Written exercise:
Drop the images; return everything else in the listing below exactly.

★ ★ ★ ★ ★ ★ ★

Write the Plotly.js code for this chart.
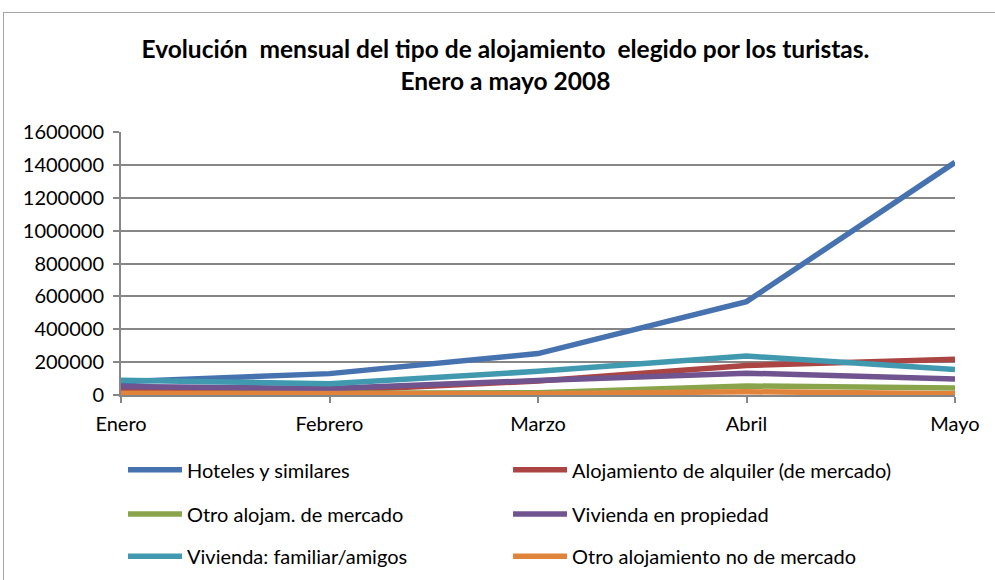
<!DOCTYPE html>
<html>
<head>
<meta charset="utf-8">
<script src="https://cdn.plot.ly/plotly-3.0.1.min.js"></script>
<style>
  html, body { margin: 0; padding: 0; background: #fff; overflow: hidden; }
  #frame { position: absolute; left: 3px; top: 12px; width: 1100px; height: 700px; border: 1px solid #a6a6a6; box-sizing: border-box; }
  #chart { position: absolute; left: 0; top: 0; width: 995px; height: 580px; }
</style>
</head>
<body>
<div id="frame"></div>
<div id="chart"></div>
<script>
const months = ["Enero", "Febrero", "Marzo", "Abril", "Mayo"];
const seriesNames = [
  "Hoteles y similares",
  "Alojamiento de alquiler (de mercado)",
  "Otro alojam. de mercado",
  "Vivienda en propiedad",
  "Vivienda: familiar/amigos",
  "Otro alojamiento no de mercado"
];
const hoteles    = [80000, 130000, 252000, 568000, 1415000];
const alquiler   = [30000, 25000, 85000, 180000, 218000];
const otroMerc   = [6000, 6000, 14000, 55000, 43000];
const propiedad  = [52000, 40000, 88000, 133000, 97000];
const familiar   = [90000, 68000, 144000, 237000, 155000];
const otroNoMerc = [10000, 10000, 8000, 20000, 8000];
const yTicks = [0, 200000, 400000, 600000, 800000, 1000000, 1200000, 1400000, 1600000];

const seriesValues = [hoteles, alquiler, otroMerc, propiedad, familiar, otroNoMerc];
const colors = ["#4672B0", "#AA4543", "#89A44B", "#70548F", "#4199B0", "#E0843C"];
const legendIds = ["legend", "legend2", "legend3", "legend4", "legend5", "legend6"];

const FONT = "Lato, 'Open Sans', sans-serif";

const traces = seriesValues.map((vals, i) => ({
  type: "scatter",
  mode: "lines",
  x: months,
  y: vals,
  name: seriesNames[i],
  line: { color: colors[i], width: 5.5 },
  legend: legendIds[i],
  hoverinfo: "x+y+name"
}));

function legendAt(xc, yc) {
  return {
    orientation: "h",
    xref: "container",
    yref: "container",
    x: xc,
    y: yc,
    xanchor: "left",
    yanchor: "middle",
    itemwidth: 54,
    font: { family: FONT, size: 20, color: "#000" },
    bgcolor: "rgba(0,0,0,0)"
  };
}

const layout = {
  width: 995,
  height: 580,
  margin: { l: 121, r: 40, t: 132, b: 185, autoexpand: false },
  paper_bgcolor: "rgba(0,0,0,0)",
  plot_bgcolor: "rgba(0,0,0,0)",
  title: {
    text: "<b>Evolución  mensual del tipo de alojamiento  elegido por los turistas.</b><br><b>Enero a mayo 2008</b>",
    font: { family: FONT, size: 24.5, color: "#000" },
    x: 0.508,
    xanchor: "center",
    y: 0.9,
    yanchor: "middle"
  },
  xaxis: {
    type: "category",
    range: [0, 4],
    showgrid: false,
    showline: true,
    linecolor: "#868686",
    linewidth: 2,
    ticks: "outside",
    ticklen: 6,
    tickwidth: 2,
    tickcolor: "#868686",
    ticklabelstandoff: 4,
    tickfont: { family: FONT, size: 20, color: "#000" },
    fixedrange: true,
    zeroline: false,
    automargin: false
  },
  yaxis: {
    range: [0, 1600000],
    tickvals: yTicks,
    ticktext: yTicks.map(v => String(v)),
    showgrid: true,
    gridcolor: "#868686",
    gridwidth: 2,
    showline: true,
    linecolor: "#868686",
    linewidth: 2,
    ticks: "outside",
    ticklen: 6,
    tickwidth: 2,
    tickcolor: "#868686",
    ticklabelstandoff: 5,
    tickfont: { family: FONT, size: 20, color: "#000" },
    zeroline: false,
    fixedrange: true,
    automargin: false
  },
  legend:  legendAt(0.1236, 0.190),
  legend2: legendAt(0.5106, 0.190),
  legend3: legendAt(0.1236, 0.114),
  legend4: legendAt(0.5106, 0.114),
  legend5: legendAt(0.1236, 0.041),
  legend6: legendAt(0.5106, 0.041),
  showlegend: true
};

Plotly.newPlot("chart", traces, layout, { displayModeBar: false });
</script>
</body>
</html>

★ ★ ★ ★ ★ ★ ★

Answer below:
Write the Plotly.js code for this chart.
<!DOCTYPE html>
<html>
<head>
<meta charset="utf-8">
<script src="https://cdn.plot.ly/plotly-3.0.1.min.js"></script>
<style>
  html, body { margin: 0; padding: 0; background: #fff; overflow: hidden; }
  #frame { position: absolute; left: 3px; top: 12px; width: 1100px; height: 700px; border: 1px solid #a6a6a6; box-sizing: border-box; }
  #chart { position: absolute; left: 0; top: 0; width: 995px; height: 580px; }
</style>
</head>
<body>
<div id="frame"></div>
<div id="chart"></div>
<script>
const months = ["Enero", "Febrero", "Marzo", "Abril", "Mayo"];
const seriesNames = [
  "Hoteles y similares",
  "Alojamiento de alquiler (de mercado)",
  "Otro alojam. de mercado",
  "Vivienda en propiedad",
  "Vivienda: familiar/amigos",
  "Otro alojamiento no de mercado"
];
const hoteles    = [80000, 130000, 252000, 568000, 1415000];
const alquiler   = [30000, 25000, 85000, 180000, 218000];
const otroMerc   = [6000, 6000, 14000, 55000, 43000];
const propiedad  = [52000, 40000, 88000, 133000, 97000];
const familiar   = [90000, 68000, 144000, 237000, 155000];
const otroNoMerc = [10000, 10000, 8000, 20000, 8000];
const yTicks = [0, 200000, 400000, 600000, 800000, 1000000, 1200000, 1400000, 1600000];

const seriesValues = [hoteles, alquiler, otroMerc, propiedad, familiar, otroNoMerc];
const colors = ["#4672B0", "#AA4543", "#89A44B", "#70548F", "#4199B0", "#E0843C"];
const legendIds = ["legend", "legend2", "legend3", "legend4", "legend5", "legend6"];

const FONT = "Lato, 'Open Sans', sans-serif";

const traces = seriesValues.map((vals, i) => ({
  type: "scatter",
  mode: "lines",
  x: months,
  y: vals,
  name: seriesNames[i],
  line: { color: colors[i], width: 5.5 },
  legend: legendIds[i],
  hoverinfo: "x+y+name"
}));

function legendAt(xc, yc) {
  return {
    orientation: "h",
    xref: "container",
    yref: "container",
    x: xc,
    y: yc,
    xanchor: "left",
    yanchor: "middle",
    itemwidth: 54,
    font: { family: FONT, size: 20, color: "#000" },
    bgcolor: "rgba(0,0,0,0)"
  };
}

const layout = {
  width: 995,
  height: 580,
  margin: { l: 121, r: 40, t: 132, b: 185, autoexpand: false },
  paper_bgcolor: "rgba(0,0,0,0)",
  plot_bgcolor: "rgba(0,0,0,0)",
  title: {
    text: "<b>Evolución  mensual del tipo de alojamiento  elegido por los turistas.</b><br><b>Enero a mayo 2008</b>",
    font: { family: FONT, size: 24.5, color: "#000" },
    x: 0.508,
    xanchor: "center",
    y: 0.9,
    yanchor: "middle"
  },
  xaxis: {
    type: "category",
    range: [0, 4],
    showgrid: false,
    showline: true,
    linecolor: "#868686",
    linewidth: 2,
    ticks: "outside",
    ticklen: 6,
    tickwidth: 2,
    tickcolor: "#868686",
    ticklabelstandoff: 4,
    tickfont: { family: FONT, size: 20, color: "#000" },
    fixedrange: true,
    zeroline: false,
    automargin: false
  },
  yaxis: {
    range: [0, 1600000],
    tickvals: yTicks,
    ticktext: yTicks.map(v => String(v)),
    showgrid: true,
    gridcolor: "#868686",
    gridwidth: 2,
    showline: true,
    linecolor: "#868686",
    linewidth: 2,
    ticks: "outside",
    ticklen: 6,
    tickwidth: 2,
    tickcolor: "#868686",
    ticklabelstandoff: 5,
    tickfont: { family: FONT, size: 20, color: "#000" },
    zeroline: false,
    fixedrange: true,
    automargin: false
  },
  legend:  legendAt(0.1236, 0.190),
  legend2: legendAt(0.5106, 0.190),
  legend3: legendAt(0.1236, 0.114),
  legend4: legendAt(0.5106, 0.114),
  legend5: legendAt(0.1236, 0.041),
  legend6: legendAt(0.5106, 0.041),
  showlegend: true
};

Plotly.newPlot("chart", traces, layout, { displayModeBar: false });
</script>
</body>
</html>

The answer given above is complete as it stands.